RWANDA:OPEN MEMO TO THE U.N SECRETARY GENERAL, G8 PRESIDENTS AND PRIME MINISTERS, PRESIDENT OF THE U.N GENERAL ASSEMBLY, EU PRESIDENT, AU CHAIRMAN AND PRESIDENT, AND ALL REPRESENTATIVES TO THE U.N. SECURITY COUNCIL
BY THEOGENE RUDASINGWA
MAY 11, 2012
PRESIDENT PAUL KAGAME IS TO BLAME FOR THE HUMANITARIAN CRISIS IN EASTERN DEMOCRATIC REPUBLIC OF CONGO(DRC)
On behalf of the Rwanda National Congress (RNC), let me take this
opportunity to bring to your kind attention concerns regarding the
deepening humanitarian and security crisis in eastern Democratic
Republic of Congo (DRC). It has been reported by the United Nations
Office for Co-ordination of Humanitarian Affairs that there have more
than 300,000 internally displaced people in North and South Kivu in the
first quarter of this year alone. In the last few days, escalation of
fighting has led to more internally displaced people, and refugees
fleeing to Rwanda and Uganda. Many millions, including women and
children have died, displaced and raped in eastern DRC since 1994.
In the May 3, 2012, statement the U.N. Security Council expressed
concerns over recent attacks by armed groups in eastern DRC, in
particular the former elements of CNDP under General Bosco Ntaganda,
against the Congolese armed forces and called for immediate cessation of
the rebellion.
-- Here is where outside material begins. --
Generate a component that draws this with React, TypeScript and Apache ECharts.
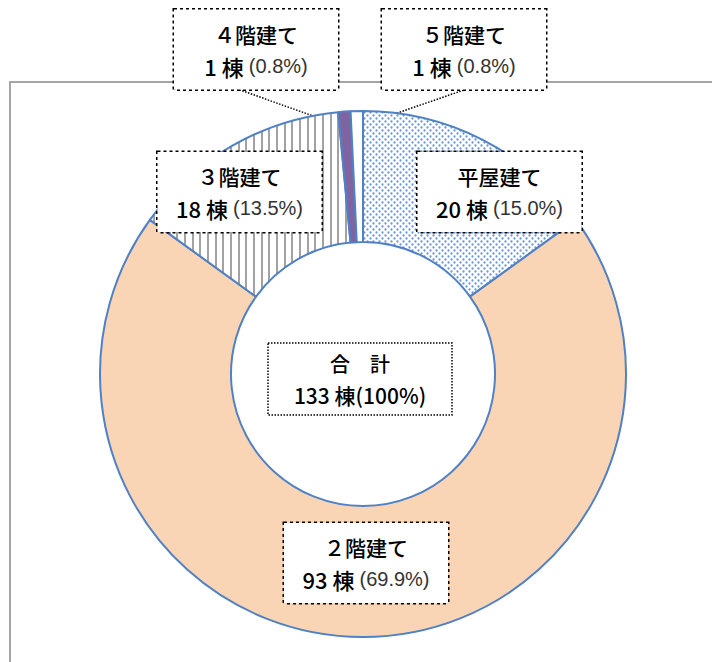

The U.N. Security Council statement further called for “
all crimes, including crimes against women and children, to be
expeditiously investigated and the need for all the perpetrators of
those crimes, in particular Ntaganda, to be brought to justice.”
THE CONTEXT
You might recall that the 1990- 1994 war and genocide in Rwanda
resulted in millions of Rwandan refugees in the region, mostly in DRC,
including thousands of Rwanda government military forces (FAR) and
militia (interahamwe). The Government of Rwanda attacked the refugee
camps in Congo in October, 1996 under the pretext of a ‘Abanyamurenge
rebellion’. The war culminated in the overthrow of President Mobutu in
May, 1997.
Thereafter, Laurent Desire Kabila succeeded Mobutu
as President with the help of the Rwandan Armed forces. The alliance
between Paul Kagame and Laurent Desire Kabila could not last more than
two years and both countries were again involved in war in August 1998.
First, then Vice President Paul Kagame expected to control the new
government of DRC and believed President Kabila would always solicit
political direction from Rwanda. To ensure this, Rwanda deployed LTC
James Kabarebe (now General) as Chief of Staff of the Congolese Army to
keep President Kabila on the leash. This was detested by Kabila and his
followers which resulted in friction and conflict in the Congolese Army.
Second, then Vice President Kagame demanded mineral
concessions to be granted to Rwanda as compensation for expenses of the
war and as a personal reward for installing President Kabila in power.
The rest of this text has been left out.